Tuesday, March 22, 2022

Heaven on earth...

Well, it's been a long time since I attended a wine tasting so how nice that the first was the Pembroke Wine's showing of Hamilton Russell wines from Hemel-en-Aarde in South Africa (pictured above on the 2004 IMW trip). With both Anthony and Olive in attendance, this promised to be an excellent way to get back into the tasting game.

The occasion did not disappoint. Anthony and Olive are very informative about the wines and their philosophy, and they had a very good selection to show. There were six wines to taste, three white and red each, with an interesting set of contrasts.

The tasting order was the Hamilton Russell Chardonnay 2021, then the Ashbourne Sandstone 2021, followed by the Southern Right Sauvignon Blanc 2021, then the Southern Right Pinotage 2021, Ashbourne Pinotage 2019, and finally the Hamilton Russell Pinot Noir 2021.

The Ashbourne range is new-ish to me, and proved very interesting. The white is a sauvignon-dominat blend with both chardonnay and semillon, while the red is straight pinotage, both with a proportion made in amphora. Although I had tasted the 2001 Pinotage on the 2004 Institute of Masters of Wine trip, it's not that well-known and I was grateful for this chance to try.

The white has a lovely roundness from the chardonnay and semillon elements, but with a zinginess from the sauvignon. It is well-made, and has the possibility to age nicely. The use of amphorae in fermentation has also added a touch of roundness on the palate and the wine would, I feel, match many cuisines, especially Asian.

The pinotage was very good - all French oak (Francois Freres, naturally), mainly large format - with a remarkable degree of finesse. Quite a tight style, without being firm. Given that  pinotage is “made with women’s tongues and lions’ hearts – when you drink a glass, you can speak for hours and fight the devil” (at least according to the Pinotage Association) this wine has a degree of elegance that would not be found astray at a top Bordeaux tasting. 

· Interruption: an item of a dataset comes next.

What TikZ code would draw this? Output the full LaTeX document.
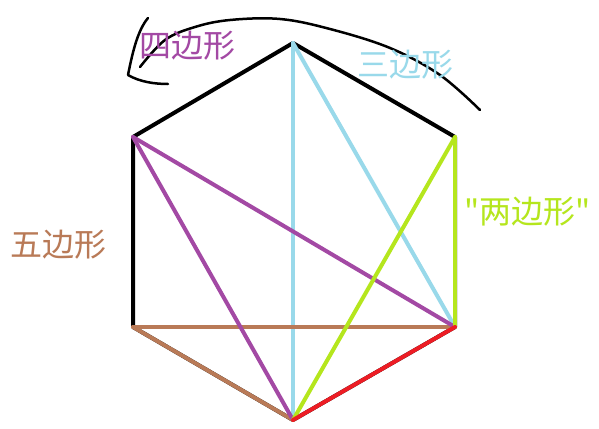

The Southern Right is, I should think, well-known, and the wines were both good. The pinotage was closer in style to mainstream pinotage with dark, sour cherries and a richness on the palate, the white with that classic lifted sauvignon style. Both well-made, and with summer in the offing excellent choices with barbeques in mind.

Of course the Hamilton Russell wines are extremely well-known, with a reputation for very high quality wines, and this pair were ideal. The white has crisped up a lot since I last tasted and while I think comparing every chardonnay or pinot to Burgundy is both lazy and patronising, I'm stuck in my ways, so think a cross between top Aloxe and good Puligny. Zippy to start, but with a clean linear style - top-notch white that requires high-class food.

The red was, however, a true revelation. With the demise, eventually, of the old BK5 clone the style has changed but this wine has a level of depth and elegance I never expected from a South African pinot. It tasted like a top Morey, still closed on the nose (only just bottled) but with a remarkably elegant palate with supple, rich berry fruits balancing a very fine-grained tannin structure. This is a superb wine, and with it's white partner, has made me rethink my generally critical views on these varieties in South Africa.
Of course, being made by a family with over 40 years' experience, and a clear quality-oriented philosophy, from vineyards in a special location with excellent soil helps, but there is no doubt that these wines are very, very good and well worth seeking out. Heaven on earth indeed!